3 1/2 StarsSt. Vincent is the first truly good film I’ve seen this winter. This time of year OSCAR hopefuls are unveiled every weekend leading up to the new year. A number of those so-called important films have been disappointments, now we have the crotchety screen veteran Bill Murray to save the season. St. Vincent is predictable to be sure, but there are many comedic delights and dramatic events unfolding to keep the film on-track.
Murray is Vincent a self-involved drunk with little regard for his own health or the feelings of those around him. His behavior has run off anyone who once cared for him, and the drinking has gotten so bad that nightly falls are expected. Awaking on the kitchen floor, blooded and hung over, Vin witnesses a moving truck cause damage to his dilapidated station wagon. This minor incident turns explosive as the cankerous Vincent berates his new neighbors, a single mom (McCarthy) and her young son,Oliver. Melissa McCarthy plays the mother and her subdued turn is one of the film’s biggest delights. I’ve never been a fan of her comedic stylings, but she is positively radiant in this role. Equally fine is the work from newcomer Jaeden Lieberher, this extremely likable kid is a natural foil to Murray’s verbal antics.

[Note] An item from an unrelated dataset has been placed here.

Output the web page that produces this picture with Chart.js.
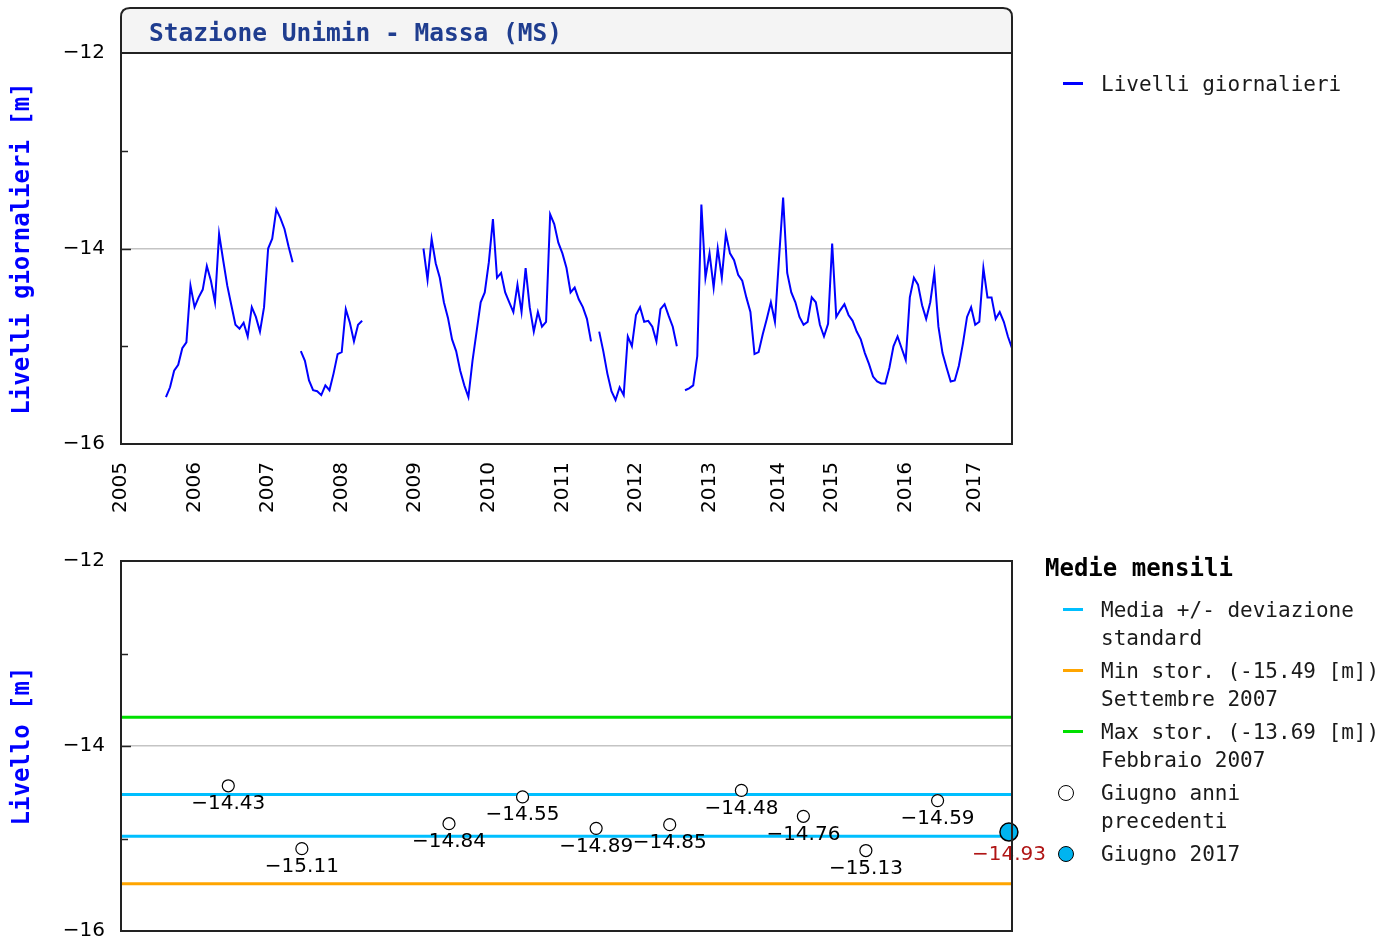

Nearly broke, Vincent heads to the track in order to make quick money. His usual unlucky streak continues and things get even worse when he runs into a bookie (Terrence Howard) with an outstanding marker. Looking for some cash and seeing an opportunity, Vincent agrees to babysit Oliver everyday after school. Maggie is weary but her long hours working at the hospital leave her little choice. Thus begins the relationship between the boy and the over-grown man-child. Their pinocchio-like adventures take them into the dark den of bars Vincent frequents and into the company of a pregnant hooker (Naomi Watts).
St. Vincent is definitely a paint-by-the-numbers affair when considering the clichés in writer/director Theodore Melfi’s screenplay. The story has a number of distracting subplots that are left with more than a few loose ends. However, by casting talented actors down the line, he has insured himself against the material. The entire cast is uniformly strong, yet it is Murray who once again delivers a mischievous, beguiling and heartfelt performance as the title character.